Sotto il profilo delle misure contabili, infine, le prescrizioni del CCII non paiono in linea, in particolare con la perdurante facoltà dell’imprenditore individuale agricolo o minore o piccolo, di non tenere le scritture contabili, a meno che non si ritenga che l’obbligo di adottare misure idonee a consentire la tempestività delle iniziative necessarie per far fronte alla crisi, implichi necessariamente il venir meno della facoltà concessa di non tenere le scritture contabili. Questa possibilità sembra fondata, se si pensa che, in base a quanto previsto dall’art. 4, comma 2, lettera a) del CCII, il debitore ha il dovere di illustrare la propria situazione in modo completo, veritiero e trasparente, fornendo ai creditori tutte le informazioni necessarie ed appropriate allo strumento di regolazione della crisi o dell’insolvenza prescelto. È comunque (e conclusivamente) da tenere in conto che l’adeguatezza degli assetti organizzativi risponde a un’esigenza di ordine più ampio, e investe il modo stesso di fare impresa, anche a prescindere dall’eventualità di una crisi. L’imprenditore accorto e visionario sa benissimo che nel modo in cui egli organizza le funzioni all’interno della propria impresa sta il valore aggiunto che gli consente di ottenere una struttura maggiormente resistente alle intemperie economiche e sicuramente più resiliente. Per questo risulta particolarmente importante sviluppare una sorta di pedagogia imprenditoriale che consenta alle imprese, soprattutto a quelle di minori dimensioni e a carattere prevalentemente familiare, di approntare un sistema di organizzazione che consenta di prevenire piuttosto che di curare le fasi di crisi.

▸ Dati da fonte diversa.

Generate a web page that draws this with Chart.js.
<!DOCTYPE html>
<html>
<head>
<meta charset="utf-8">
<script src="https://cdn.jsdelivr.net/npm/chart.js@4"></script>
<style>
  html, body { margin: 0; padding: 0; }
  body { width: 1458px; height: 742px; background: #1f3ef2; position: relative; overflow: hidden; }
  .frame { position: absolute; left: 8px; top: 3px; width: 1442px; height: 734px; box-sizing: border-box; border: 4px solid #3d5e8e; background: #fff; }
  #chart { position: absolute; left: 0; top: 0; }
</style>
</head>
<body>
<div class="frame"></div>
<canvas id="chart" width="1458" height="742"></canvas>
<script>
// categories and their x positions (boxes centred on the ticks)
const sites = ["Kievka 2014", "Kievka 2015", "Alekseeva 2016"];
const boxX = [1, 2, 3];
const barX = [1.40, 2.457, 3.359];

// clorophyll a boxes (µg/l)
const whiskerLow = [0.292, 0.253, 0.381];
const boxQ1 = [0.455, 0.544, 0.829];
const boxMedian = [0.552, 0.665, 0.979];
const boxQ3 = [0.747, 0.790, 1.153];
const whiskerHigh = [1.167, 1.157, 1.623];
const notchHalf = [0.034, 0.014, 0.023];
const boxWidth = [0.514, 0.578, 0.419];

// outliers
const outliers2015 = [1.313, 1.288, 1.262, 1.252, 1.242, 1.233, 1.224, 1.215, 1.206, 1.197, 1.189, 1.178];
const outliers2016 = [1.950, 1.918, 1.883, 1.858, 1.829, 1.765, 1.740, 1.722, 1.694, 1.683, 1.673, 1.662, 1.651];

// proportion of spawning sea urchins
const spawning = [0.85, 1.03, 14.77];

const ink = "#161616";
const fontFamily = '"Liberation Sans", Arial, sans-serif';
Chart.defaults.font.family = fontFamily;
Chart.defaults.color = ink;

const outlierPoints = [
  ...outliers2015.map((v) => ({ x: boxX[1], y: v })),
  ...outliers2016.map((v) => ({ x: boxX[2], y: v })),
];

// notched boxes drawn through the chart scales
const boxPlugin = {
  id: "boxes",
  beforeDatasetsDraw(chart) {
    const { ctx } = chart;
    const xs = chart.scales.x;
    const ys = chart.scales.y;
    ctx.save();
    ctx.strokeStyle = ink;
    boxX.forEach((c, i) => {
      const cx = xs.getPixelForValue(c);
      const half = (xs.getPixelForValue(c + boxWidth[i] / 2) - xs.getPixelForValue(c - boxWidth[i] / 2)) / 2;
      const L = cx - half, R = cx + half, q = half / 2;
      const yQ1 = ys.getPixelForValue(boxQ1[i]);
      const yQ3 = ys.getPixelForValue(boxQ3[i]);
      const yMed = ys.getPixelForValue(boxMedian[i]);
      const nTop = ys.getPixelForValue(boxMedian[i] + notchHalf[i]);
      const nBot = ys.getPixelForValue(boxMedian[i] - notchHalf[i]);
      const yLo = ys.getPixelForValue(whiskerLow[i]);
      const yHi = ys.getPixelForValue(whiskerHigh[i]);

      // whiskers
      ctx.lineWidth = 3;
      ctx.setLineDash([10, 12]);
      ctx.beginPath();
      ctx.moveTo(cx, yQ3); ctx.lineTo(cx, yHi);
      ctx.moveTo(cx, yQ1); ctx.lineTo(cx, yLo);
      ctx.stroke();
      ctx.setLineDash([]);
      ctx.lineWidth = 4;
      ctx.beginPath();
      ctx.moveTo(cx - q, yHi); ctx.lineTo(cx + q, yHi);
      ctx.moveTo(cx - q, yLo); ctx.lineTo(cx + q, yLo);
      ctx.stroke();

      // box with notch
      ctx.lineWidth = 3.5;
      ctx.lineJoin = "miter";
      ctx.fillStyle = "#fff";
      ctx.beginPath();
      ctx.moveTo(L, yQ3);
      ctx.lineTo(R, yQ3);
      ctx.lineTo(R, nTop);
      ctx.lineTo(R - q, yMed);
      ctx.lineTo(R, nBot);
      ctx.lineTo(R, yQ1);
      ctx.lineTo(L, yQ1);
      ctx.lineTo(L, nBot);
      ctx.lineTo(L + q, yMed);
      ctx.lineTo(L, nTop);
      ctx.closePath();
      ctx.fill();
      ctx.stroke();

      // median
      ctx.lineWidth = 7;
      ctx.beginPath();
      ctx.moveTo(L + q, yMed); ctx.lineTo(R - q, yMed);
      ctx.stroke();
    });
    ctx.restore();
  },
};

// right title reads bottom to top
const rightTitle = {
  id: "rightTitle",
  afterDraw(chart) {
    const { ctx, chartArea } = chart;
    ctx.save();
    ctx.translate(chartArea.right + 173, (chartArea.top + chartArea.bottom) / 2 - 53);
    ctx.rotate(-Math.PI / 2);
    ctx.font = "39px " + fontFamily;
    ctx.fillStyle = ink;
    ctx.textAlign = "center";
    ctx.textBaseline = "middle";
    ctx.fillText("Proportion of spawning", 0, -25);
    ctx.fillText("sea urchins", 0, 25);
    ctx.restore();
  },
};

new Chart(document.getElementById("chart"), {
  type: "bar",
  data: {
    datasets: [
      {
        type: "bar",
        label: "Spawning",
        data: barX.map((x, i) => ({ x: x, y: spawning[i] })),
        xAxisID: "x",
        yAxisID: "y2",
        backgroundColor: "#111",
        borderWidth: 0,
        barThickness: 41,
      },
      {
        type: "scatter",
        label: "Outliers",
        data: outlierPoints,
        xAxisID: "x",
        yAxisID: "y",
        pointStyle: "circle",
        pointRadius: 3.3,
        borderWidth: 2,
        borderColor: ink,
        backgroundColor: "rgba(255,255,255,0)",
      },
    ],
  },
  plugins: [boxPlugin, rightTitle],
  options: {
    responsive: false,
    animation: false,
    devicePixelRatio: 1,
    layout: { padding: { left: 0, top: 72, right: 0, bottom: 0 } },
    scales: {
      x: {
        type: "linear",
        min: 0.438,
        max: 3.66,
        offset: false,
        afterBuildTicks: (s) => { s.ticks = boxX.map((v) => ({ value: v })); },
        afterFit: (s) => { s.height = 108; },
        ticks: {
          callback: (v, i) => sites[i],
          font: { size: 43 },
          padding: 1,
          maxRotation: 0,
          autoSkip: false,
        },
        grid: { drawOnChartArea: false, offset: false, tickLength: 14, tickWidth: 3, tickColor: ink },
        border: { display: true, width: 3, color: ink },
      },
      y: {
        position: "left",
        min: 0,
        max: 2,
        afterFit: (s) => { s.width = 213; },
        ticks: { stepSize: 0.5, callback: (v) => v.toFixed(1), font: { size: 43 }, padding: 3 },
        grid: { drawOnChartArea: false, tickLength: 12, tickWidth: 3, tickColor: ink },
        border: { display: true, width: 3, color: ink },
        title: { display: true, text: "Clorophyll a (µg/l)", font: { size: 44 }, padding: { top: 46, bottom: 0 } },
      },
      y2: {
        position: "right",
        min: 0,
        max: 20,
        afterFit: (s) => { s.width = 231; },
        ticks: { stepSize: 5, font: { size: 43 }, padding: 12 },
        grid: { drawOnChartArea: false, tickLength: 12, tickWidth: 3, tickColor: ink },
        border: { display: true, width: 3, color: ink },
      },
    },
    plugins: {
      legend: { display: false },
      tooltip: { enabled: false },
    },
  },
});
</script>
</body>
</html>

A questo particolare proposito, è interessante prendere in considerazione i recenti studi condotti sul business family management, sia nell’ambito della gestione corrente e dell’assunzione delle decisioni, sia nell’ambito della crisi di impresa, al fine di puntare l’attenzione su quelle che sono, attualmente, le strategie di resistenza alla crisi e di resilienza post crisi tipicamente messe in atto nelle imprese a gestione familiare. Ciò in quanto le imprese a base familiare, differentemente dalle loro pari a base non familiare, beneficiano della convergenza di obiettivi e d’interessi che per sua natura la famiglia proprietaria persegue (preservare il controllo familiare per le generazioni future) e traggono giovamento sia dall’atteggiamento che i membri della famiglia solitamente adottano, sia di quel complesso di risorse uniche, rare, non imitabili e non sostituibili tipiche delle family business e che in letteratura vengono identificate come il termine familiness.[10]
Preciso che, in questo caso, faccio riferimento all’accezione classica di impresa familiare, ossia quella che è condotta attraverso l’attività lavorativa costante prestata all’interno dell’impresa individuale da uno o più familiari dell’imprenditore, quella che all’art. 230 bis c.c. è definita come l’impresa in cui collaborano continuativamente il coniuge, i parenti entro il terzo grado o gli affini entro il secondo. È, nel nostro sistema economico, questa, la forma normale di esercizio dell’attività imprenditoriale nelle famiglie dei coltivatori diretti, negli esercizi di vendita al dettaglio di prodotti alimentari (e non solo), nelle botteghe artigiane, nei piccoli alberghi e nella maggior parte delle attività di ristorazione.